T Wells, A Kapoor, A Whelan
T Wells, A Kapoor, A Whelan. Saddle Pulmonary Embolus Successfully Treated With Unfractionated Heparin. The Internet Journal of Cardiology. 2006 Volume 4 Number 1.
Antemortem diagnosis of a saddle thromboembolus at the bifurcation of the main pulmonary artery (MPA) is rare1. Such proximally located thrombi are regarded as unstable, and may fragment spontaneously or following treatment, leading to obstruction of distal pulmonary arteries. We describe a case of a saddle embolus of the MPA successfully treated with intravenous unfractionated heparin (UFH), followed by oral anticoagulation for three months with complete resolution of the thrombus.
A 42 year old male presented to the Emergency Department with sudden onset of left sided chest pain and transient syncope with spontaneous recovery. He had previously undergone right Achilles tendon repair 3 weeks prior to admission with no peri-operative deep vein thrombosis prophylaxis.
On admission the patient was pain free, apyrexial with a normal pulse and blood pressure. He had no respiratory distress with arterial blood saturations of 99% on air. Both systemic examination and twelve-lead ECG were normal. Apart from a mildly elevated troponin his blood tests including a thrombophilia screen and homocysteine levels were all normal.
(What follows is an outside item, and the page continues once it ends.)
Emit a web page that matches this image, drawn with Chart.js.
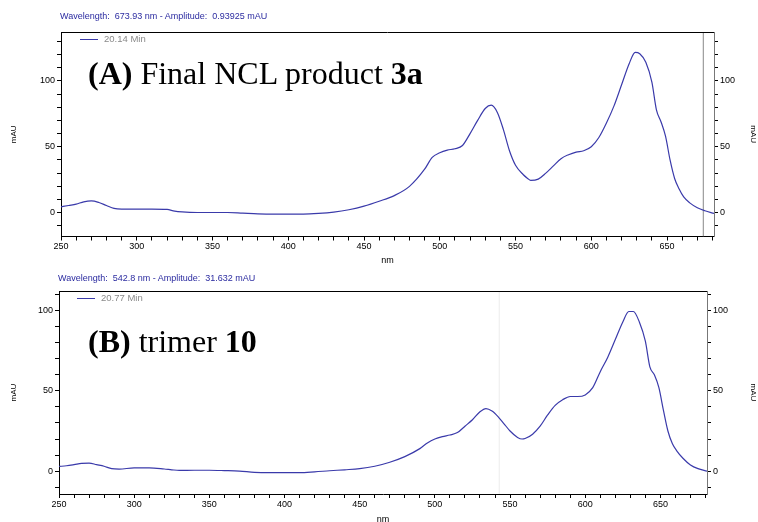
<!DOCTYPE html>
<html>
<head>
<meta charset="UTF-8">
<title>UV-Vis spectra</title>
<script src="https://cdn.jsdelivr.net/npm/chart.js"></script>
<style>
  body { margin: 0; background: #fff; }
  #wrap { position: relative; width: 758px; height: 522px; overflow: hidden; font-family: "Liberation Sans", Arial, sans-serif; }
  canvas { position: absolute; left: 0; }
  .hdr { position: absolute; font-size: 9px; color: #2b2ba0; white-space: nowrap; line-height: 1; }
  .leg { position: absolute; font-size: 9.5px; color: #8a8a8a; white-space: nowrap; line-height: 1; }
  .leg i { display: inline-block; width: 18px; height: 0; border-top: 1px solid #3a3aaa; vertical-align: middle; margin-right: 6px; }
  .big { position: absolute; font-family: "Liberation Serif", "Times New Roman", serif; font-size: 32px; color: #000; white-space: nowrap; line-height: 1; }
</style>
</head>
<body>
<div id="wrap">
  <canvas id="chartA" width="758" height="270" style="top:0"></canvas>
  <canvas id="chartB" width="758" height="256" style="top:270px"></canvas>

  <div class="hdr" style="left:60px; top:12px">Wavelength:&nbsp; 673.93 nm - Amplitude:&nbsp; 0.93925 mAU</div>
  <div class="leg" style="left:80px; top:34px"><i></i>20.14 Min</div>
  <div class="big" style="left:88px; top:57px"><b>(A)</b> Final NCL product <b>3a</b></div>

  <div class="hdr" style="left:58px; top:274px">Wavelength:&nbsp; 542.8 nm - Amplitude:&nbsp; 31.632 mAU</div>
  <div class="leg" style="left:77px; top:293px"><i></i>20.77 Min</div>
  <div class="big" style="left:88px; top:325px"><b>(B)</b> trimer <b>10</b></div>
</div>

<script>
  // wavelengths (nm) and absorbance (mAU)
  const nm = [250, 255, 260, 265, 270, 275, 280, 285, 290, 300, 310, 320, 325, 330, 340, 350, 360, 370,
              380, 390, 400, 410, 420, 430, 440, 450, 460, 470, 480, 490, 495, 500, 505, 510, 515, 520,
              525, 530, 534, 538, 542, 546, 550, 555, 558, 560, 565, 570, 575, 580, 585, 590, 595, 600,
              605, 610, 615, 620, 625, 629, 632, 636, 640, 643, 646, 649, 652, 655, 658, 661, 665, 670,
              675, 681];
  const specA = [4.5, 5.5, 6.5, 8.3, 9, 7.8, 5.5, 3.3, 2.8, 2.8, 2.8, 2.5, 1.2, 0.6, 0.2, 0.2, 0.2, -0.3,
                 -0.8, -1, -1, -1, -0.5, 0.5, 2.3, 5, 8.7, 13, 20, 33, 42, 45.5, 47.5, 48.5, 51, 60,
                 70, 79, 81.5, 76, 63, 47, 36, 29, 26, 24.5, 25.5, 30, 35.5, 41, 44, 46, 47, 50,
                 57, 68, 81, 97, 113, 121.5, 120.5, 114, 99, 78, 69, 58, 40, 26, 18, 12, 7.5, 3.8,
                 1.5, -0.5];
  const specB = [2.9, 3.3, 4, 4.8, 5, 4, 3, 1.5, 1.2, 2, 2, 1.3, 0.8, 0.4, 0.5, 0.5, 0.3, 0,
                 -0.8, -1, -1, -1, -0.5, 0.2, 0.8, 1.5, 3, 5.5, 9, 14, 17.5, 20, 21.5, 22.5, 24, 28,
                 32, 37, 39, 37.5, 34, 29.5, 25, 21, 20, 20.3, 23, 28, 35, 41, 44.5, 46.5, 46.5, 47.5,
                 52, 62, 71, 82, 93, 99.5, 99.5, 93, 81, 65, 60, 52, 38, 25, 17, 12.5, 8, 3.8,
                 1.5, 0];

  const xLabels = [250, 300, 350, 400, 450, 500, 550, 600, 650];
  const yLabels = [0, 50, 100];
  const cursorA = 673.93;
  const cursorB = 542.8;

  const tickFont = { family: "'Liberation Sans', Arial, sans-serif", size: 9 };
  const lineColor = '#3a3aaa';

  // black line along the top of the plot box
  const topBorder = {
    id: 'topBorder',
    afterDraw(chart) {
      const { ctx, chartArea: a } = chart;
      ctx.save();
      ctx.strokeStyle = '#000';
      ctx.lineWidth = 1;
      ctx.beginPath();
      ctx.moveTo(a.left, Math.round(a.top) + 0.5);
      ctx.lineTo(a.right, Math.round(a.top) + 0.5);
      ctx.stroke();
      ctx.restore();
    }
  };

  function yAxis(pos, o) {
    return {
      type: 'linear',
      position: pos,
      min: o.yMin,
      max: o.yMax,
      afterFit: s => { s.width = pos === 'left' ? o.left : 758 - o.right; },
      border: { color: pos === 'left' ? '#000' : '#777', width: 1 },
      grid: { drawOnChartArea: false, tickLength: 4, tickColor: '#000' },
      ticks: {
        stepSize: 10, includeBounds: false, autoSkip: false, padding: 2,
        color: '#000', font: tickFont,
        callback: v => yLabels.includes(v) ? String(v) : ''
      },
      title: {
        display: true, text: 'mAU', color: '#000', font: { ...tickFont, size: 8 },
        padding: pos === 'left' ? { top: 9, bottom: 0 } : { top: 0, bottom: 0 }
      }
    };
  }

  function makeChart(id, values, cursor, cursorColor, o) {
    const pts = nm.map((w, i) => ({ x: w, y: values[i] }));
    return new Chart(document.getElementById(id), {
      type: 'line',
      data: {
        datasets: [
          {
            data: pts, borderColor: lineColor, borderWidth: 1.2,
            pointRadius: 0, cubicInterpolationMode: 'monotone', fill: false
          },
          {
            data: [{ x: cursor, y: o.yMin }, { x: cursor, y: o.yMax }],
            borderColor: cursorColor, borderWidth: 1, pointRadius: 0
          }
        ]
      },
      options: {
        responsive: false,
        animation: false,
        layout: { padding: { top: o.top, left: 0, right: 0, bottom: 0 } },
        plugins: { legend: { display: false }, tooltip: { enabled: false } },
        scales: {
          x: {
            type: 'linear', min: 250, max: 681,
            afterFit: s => { s.height = o.xh; },
            border: { color: '#000', width: 1 },
            grid: { drawOnChartArea: false, tickLength: 4, tickColor: '#000' },
            ticks: {
              stepSize: 10, includeBounds: false, autoSkip: false, maxRotation: 0, padding: 1,
              color: '#000', font: tickFont,
              callback: v => xLabels.includes(v) ? String(v) : ''
            },
            title: { display: true, text: 'nm', color: '#000', font: tickFont, padding: { top: 0, bottom: o.nmPad } }
          },
          y: yAxis('left', o),
          y2: yAxis('right', o)
        }
      },
      plugins: [topBorder]
    });
  }

  makeChart('chartA', specA, cursorA, '#888', {
    yMin: -18, yMax: 137, left: 61, right: 714, top: 32, xh: 270 - 236.5, nmPad: 4
  });
  makeChart('chartB', specB, cursorB, '#ececec', {
    yMin: -14.3, yMax: 112.3, left: 59, right: 707, top: 21, xh: 256 - 224, nmPad: 1
  });
</script>
</body>
</html>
In view of his recent orthopaedic surgery and immobilisation, the diagnosis of acute pulmonary embolism (PE) was suspected; so both transthoracic echo (TTE) and CT pulmonary angiogram (CTPA) were obtained. TTE revealed normal left and right ventricular size and function, with no evidence of pulmonary artery hypertension or thrombus. CTPA confirmed a large saddle thromboembolus at the bifurcation of the MPA, crossing the left and right pulmonary arteries (Figure 1).
As the patient was hemodynamically stable, without signs of right ventricular pressure overload, we elected to treat him with intravenous UFH, administered at 1000 U/hour for 6 days maintaining the APTT to 2-2.5 times the upper limit of normal. He was commenced on warfarin therapy from day 2 (targeted to maintain INR of 2.5-3). Heparin was discontinued once we had achieved a therapeutic INR for 2 days. The patient remained asymptomatic and was discharged the following week. Prior to discharge the patient underwent pulmonary function tests and a repeat TTE, both of which were normal. Repeat CTPA imaging 3 months later showed complete resolution of the saddle PE with no residual thrombus apparent (Figure 2).
Saddle (or acute massive) PE can be a potentially fatal occurrence. This condition was generally recognised only at necropsy but as diagnostic imaging modalities like CTPA have become widely available, the diagnosis has been increasingly made ante-mortem. In a retrospective analysis of 289 patients with CT-confirmed PE, saddle thromboembolism was present in 2.5% of cases2. Such proximal thrombi may fragment spontaneously or secondarily following treatment (eg. thrombolysis) potentially causing multiple occlusions of distal pulmonary arteries, which may adversely affect the hemodynamic status of the patient. Generally patients who present with a saddle PE tend to either be haemodynamically compromised (hypotensive or tachycardic) or have evidence of right ventricular strain or pressure overload on TTE. In these circumstances the recognised therapeutic options include urgent surgical pulmonary embolectomy3 or thrombolysis4 with their inherent risks. Percutaneous intervention using either capture devices or a rotational pigtail catheter has also been tried in a few cases with success5. However, the management of large saddle PE without haemodynamic compromise remains controversial with no uniform treatment consensus. As our patient exhibited no signs or symptoms of haemodynamic instability following admission, we opted successfully for a less aggressive approach using intravenous UFH, a recognised treatment option for peripheral PE, followed by oral warfarin with no adverse outcome.
Patients with massive saddle pulmonary embolus may present without haemodynamic compromise, respiratory distress or obvious RV pressure overload. Systemic anticoagulation using intravenous UFH followed by oral warfarin therapy with repeat imaging to monitor the status of the thrombus, remains a reasonable treatment strategy for such patients.